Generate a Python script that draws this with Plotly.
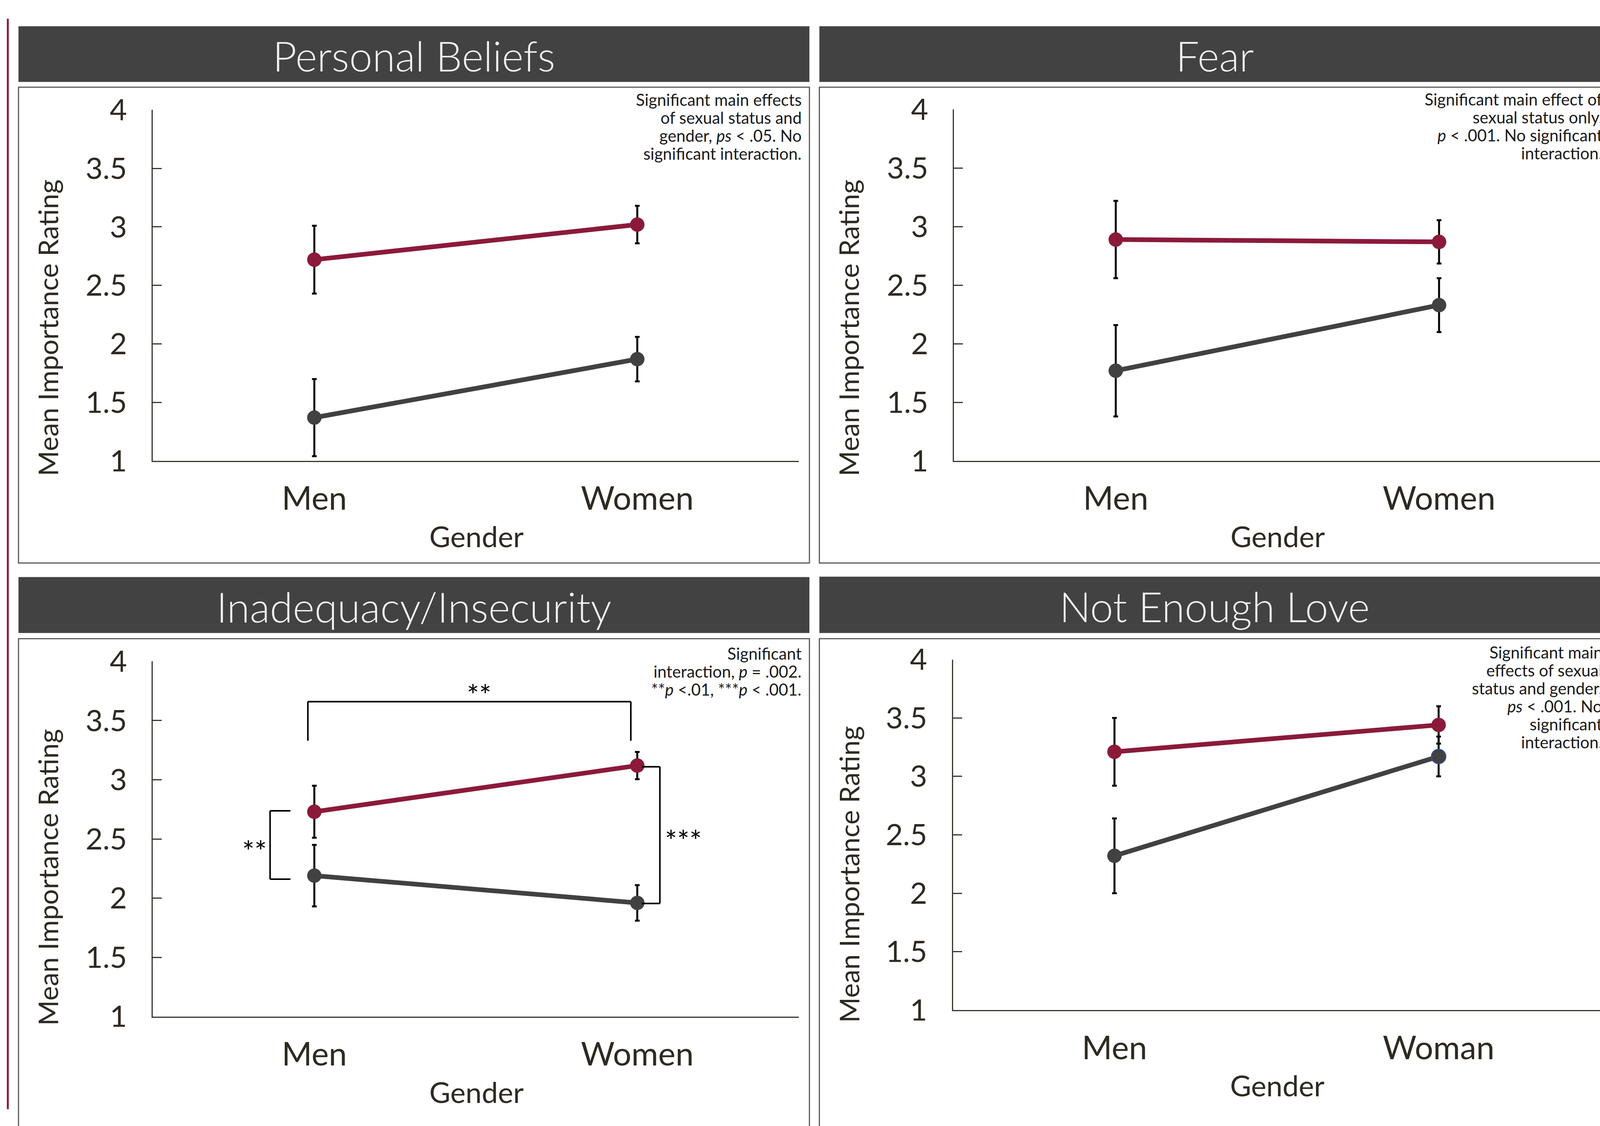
import plotly.graph_objects as go

# Reference layout is measured on a 4501 x 2883 canvas; the browser viewport is
# 4096 px wide, so the figure is drawn at viewport size with the same proportions.
REF_W, REF_H = 4501, 2883
FIG_W, FIG_H = 4096, 2883
FS = 0.95  # font scale compromise for the narrower viewport

# ---------------- data ----------------
categories = ["Men", "Women"]
categories_love = ["Men", "Woman"]
y_ticks = [1, 1.5, 2, 2.5, 3, 3.5, 4]
y_tick_labels = ["1", "1.5", "2", "2.5", "3", "3.5", "4"]

panel_titles = ["Personal Beliefs", "Fear", "Inadequacy/Insecurity", "Not Enough Love"]

personal_red = [2.72, 3.02]
personal_red_err = [0.29, 0.16]
personal_gray = [1.37, 1.87]
personal_gray_err = [0.33, 0.19]

fear_red = [2.89, 2.87]
fear_red_err = [0.33, 0.185]
fear_gray = [1.77, 2.33]
fear_gray_err = [0.39, 0.23]

inad_red = [2.73, 3.12]
inad_red_err = [0.22, 0.115]
inad_gray = [2.19, 1.96]
inad_gray_err = [0.26, 0.15]

love_red = [3.21, 3.44]
love_red_err = [0.29, 0.16]
love_gray = [2.32, 3.17]
love_gray_err = [0.32, 0.17]

notes_personal = ["Significant main effects", "of sexual status and",
                  "gender, <i>ps</i> &lt; .05. No", "significant interaction."]
notes_fear = ["Significant main effect of", "sexual status only,",
              "<i>p</i> &lt; .001. No significant", "interaction."]
notes_inad = ["Significant", "interaction, <i>p</i> = .002.",
              "**<i>p</i> &lt;.01, ***<i>p</i> &lt; .001."]
notes_love = ["Significant main", "effects of sexual", "status and gender,",
              "<i>ps</i> &lt; .001. No", "significant", "interaction."]

# significance brackets (panel 3, data units)
bracket_top_x = [-0.02, 0.98]
bracket_top_y = [3.33, 3.66]
bracket_left_x = [-0.137, -0.074]
bracket_left_y = [2.16, 2.738]
bracket_right_x = [1.014, 1.07]
bracket_right_y = [1.955, 3.11]
star_labels = ["**", "**", "***"]
star_x = [0.51, -0.185, 1.142]
star_y = [3.72, 2.40, 2.49]

# ---------------- styling ----------------
RED = "#8b1a3a"
GRAY = "#414141"
BAR = "#424242"
TXT = "#2e2a22"
FONT = "Lato"


def fx(p):
    return p / REF_W


def fy(p):
    return 1 - p / REF_H


def f(s):
    return round(s * FS, 1)


panels = [
    dict(title=panel_titles[0], cats=categories, red=personal_red, rerr=personal_red_err,
         gray=personal_gray, gerr=personal_gray_err, notes=notes_personal,
         left=52, bar=(20, 167), box_top=181, box_bottom=1439,
         xdom=(430, 2247), ydom=(241, 1169), xr=[-0.5, 1.5], note_y=210, ytitle_y=817),
    dict(title=panel_titles[1], cats=categories, red=fear_red, rerr=fear_red_err,
         gray=fear_gray, gerr=fear_gray_err, notes=notes_fear,
         left=2305, bar=(20, 167), box_top=181, box_bottom=1439,
         xdom=(2684, 4501), ydom=(240, 1169), xr=[-0.5, 1.4978], note_y=209, ytitle_y=817),
    dict(title=panel_titles[2], cats=categories, red=inad_red, rerr=inad_red_err,
         gray=inad_gray, gerr=inad_gray_err, notes=notes_inad,
         left=52, bar=(1476, 1624), box_top=1639, box_bottom=2950,
         xdom=(430, 2247), ydom=(1699, 2638), xr=[-0.5, 1.5], note_y=1674, ytitle_y=2270),
    dict(title=panel_titles[3], cats=categories_love, red=love_red, rerr=love_red_err,
         gray=love_gray, gerr=love_gray_err, notes=notes_love,
         left=2305, bar=(1475, 1624), box_top=1639, box_bottom=2950,
         xdom=(2681, 4501), ydom=(1694, 2621), xr=[-0.498, 1.4978], note_y=1671, ytitle_y=2262),
]

PANEL_W = 2225

fig = go.Figure()
shapes = []
annotations = []

for i, p in enumerate(panels):
    k = "" if i == 0 else str(i + 1)
    xa, ya = "x" + k, "y" + k
    xs = list(range(len(p["cats"])))

    gray_marker_line_colors = ["rgba(0,0,0,0)", "#2f4f9f"] if i == 3 else ["rgba(0,0,0,0)"] * 2
    gray_marker_line_widths = [0, 2.5] if i == 3 else [0, 0]

    fig.add_trace(go.Scatter(
        x=xs, y=p["gray"], mode="lines+markers", xaxis=xa, yaxis=ya,
        line=dict(color=GRAY, width=12),
        marker=dict(color=GRAY, size=37,
                    line=dict(color=gray_marker_line_colors, width=gray_marker_line_widths)),
        error_y=dict(type="data", array=p["gerr"], visible=True, color="black",
                     thickness=5, width=6),
        showlegend=False, cliponaxis=False))
    fig.add_trace(go.Scatter(
        x=xs, y=p["red"], mode="lines+markers", xaxis=xa, yaxis=ya,
        line=dict(color=RED, width=12),
        marker=dict(color=RED, size=37),
        error_y=dict(type="data", array=p["rerr"], visible=True, color="black",
                     thickness=5, width=6),
        showlegend=False, cliponaxis=False))

    fig.update_layout(**{
        ("xaxis" + k): dict(
            domain=[fx(p["xdom"][0]), fx(p["xdom"][1])], range=p["xr"], anchor=ya,
            tickvals=xs, ticktext=p["cats"], showline=True, linecolor="#3a362d",
            linewidth=3, ticks="", showgrid=False, zeroline=False,
            tickfont=dict(family=FONT, size=f(88), color=TXT), ticklabelstandoff=22),
        ("yaxis" + k): dict(
            domain=[fy(p["ydom"][1]), fy(p["ydom"][0])], range=[1, 4], anchor=xa,
            tickvals=y_ticks, ticktext=y_tick_labels, showline=True,
            linecolor="#3a362d", linewidth=3, ticks="inside", ticklen=23,
            tickwidth=3, tickcolor="#3a362d", showgrid=False, zeroline=False,
            tickfont=dict(family=FONT, size=f(80), color=TXT), ticklabelstandoff=48),
    })

    L = p["left"]
    R = L + PANEL_W
    shapes.append(dict(type="rect", xref="paper", yref="paper",
                       x0=fx(L), x1=fx(R), y0=fy(p["bar"][1]), y1=fy(p["bar"][0]),
                       fillcolor=BAR, line=dict(width=0), layer="below"))
    shapes.append(dict(type="rect", xref="paper", yref="paper",
                       x0=fx(L), x1=fx(R), y0=fy(p["box_bottom"]), y1=fy(p["box_top"]),
                       fillcolor="rgba(0,0,0,0)", line=dict(color="#5a5a5a", width=3),
                       layer="below"))
    annotations.append(dict(text=p["title"], xref="paper", yref="paper",
                            x=fx((L + R) / 2), y=fy((p["bar"][0] + p["bar"][1]) / 2 + 4),
                            xanchor="center", yanchor="middle", showarrow=False,
                            font=dict(family=FONT, size=f(112), color="#f2f2f2", weight=300)))
    annotations.append(dict(text="Mean Importance Rating", xref="paper", yref="paper",
                            x=fx(L + 82), y=fy(p["ytitle_y"]), textangle=-90,
                            xanchor="center", yanchor="middle", showarrow=False,
                            font=dict(family=FONT, size=f(74), color=TXT)))
    annotations.append(dict(text="Gender", xref="paper", yref="paper",
                            x=fx((p["xdom"][0] + min(p["xdom"][1], L + 2250)) / 2 + 2),
                            y=fy(p["ydom"][1] + 199),
                            xanchor="center", yanchor="middle", showarrow=False,
                            font=dict(family=FONT, size=f(78), color=TXT)))
    for j, line in enumerate(p["notes"]):
        annotations.append(dict(text=line, xref="paper", yref="paper",
                                x=fx(R - 20), y=fy(p["note_y"] + 47.5 * j + 4),
                                xanchor="right", yanchor="middle", showarrow=False,
                                font=dict(family=FONT, size=f(44), color="#1a1a1a")))

bx = dict(xref="x3", yref="y3", type="line", line=dict(color="black", width=4))
shapes += [
    dict(bx, x0=bracket_top_x[0], x1=bracket_top_x[0], y0=bracket_top_y[0], y1=bracket_top_y[1]),
    dict(bx, x0=bracket_top_x[0], x1=bracket_top_x[1], y0=bracket_top_y[1], y1=bracket_top_y[1]),
    dict(bx, x0=bracket_top_x[1], x1=bracket_top_x[1], y0=bracket_top_y[1], y1=bracket_top_y[0]),
    dict(bx, x0=bracket_left_x[1], x1=bracket_left_x[0], y0=bracket_left_y[1], y1=bracket_left_y[1]),
    dict(bx, x0=bracket_left_x[0], x1=bracket_left_x[0], y0=bracket_left_y[1], y1=bracket_left_y[0]),
    dict(bx, x0=bracket_left_x[0], x1=bracket_left_x[1], y0=bracket_left_y[0], y1=bracket_left_y[0]),
    dict(bx, x0=bracket_right_x[0], x1=bracket_right_x[1], y0=bracket_right_y[1], y1=bracket_right_y[1]),
    dict(bx, x0=bracket_right_x[1], x1=bracket_right_x[1], y0=bracket_right_y[1], y1=bracket_right_y[0]),
    dict(bx, x0=bracket_right_x[1], x1=bracket_right_x[0], y0=bracket_right_y[0], y1=bracket_right_y[0]),
]
for s, sx, sy in zip(star_labels, star_x, star_y):
    annotations.append(dict(text=s, xref="x3", yref="y3", x=sx, y=sy, showarrow=False,
                            xanchor="center", yanchor="middle",
                            font=dict(family=FONT, size=f(78), color="black")))

shapes.append(dict(type="line", xref="paper", yref="paper", x0=fx(22), x1=fx(22),
                   y0=0, y1=1, line=dict(color=RED, width=5)))

fig.update_layout(width=FIG_W, height=FIG_H, margin=dict(l=0, r=0, t=0, b=0),
                  paper_bgcolor="white", plot_bgcolor="rgba(0,0,0,0)",
                  shapes=shapes, annotations=annotations,
                  font=dict(family=FONT, color=TXT))

fig.write_html("out.html", config={"displayModeBar": False},
               post_script="document.body.style.margin='0';document.body.style.overflow='hidden';")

====

§ **Your task**: Starting at the first line of the material, output exactly the lines up to and including the one with "love_gray_err = [0.32, 0.17]". Do not include the pictures.

§ **Task solution**:
Generate a Python script that draws this with Plotly.
import plotly.graph_objects as go

# Reference layout is measured on a 4501 x 2883 canvas; the browser viewport is
# 4096 px wide, so the figure is drawn at viewport size with the same proportions.
REF_W, REF_H = 4501, 2883
FIG_W, FIG_H = 4096, 2883
FS = 0.95  # font scale compromise for the narrower viewport

# ---------------- data ----------------
categories = ["Men", "Women"]
categories_love = ["Men", "Woman"]
y_ticks = [1, 1.5, 2, 2.5, 3, 3.5, 4]
y_tick_labels = ["1", "1.5", "2", "2.5", "3", "3.5", "4"]

panel_titles = ["Personal Beliefs", "Fear", "Inadequacy/Insecurity", "Not Enough Love"]

personal_red = [2.72, 3.02]
personal_red_err = [0.29, 0.16]
personal_gray = [1.37, 1.87]
personal_gray_err = [0.33, 0.19]

fear_red = [2.89, 2.87]
fear_red_err = [0.33, 0.185]
fear_gray = [1.77, 2.33]
fear_gray_err = [0.39, 0.23]

inad_red = [2.73, 3.12]
inad_red_err = [0.22, 0.115]
inad_gray = [2.19, 1.96]
inad_gray_err = [0.26, 0.15]

love_red = [3.21, 3.44]
love_red_err = [0.29, 0.16]
love_gray = [2.32, 3.17]
love_gray_err = [0.32, 0.17]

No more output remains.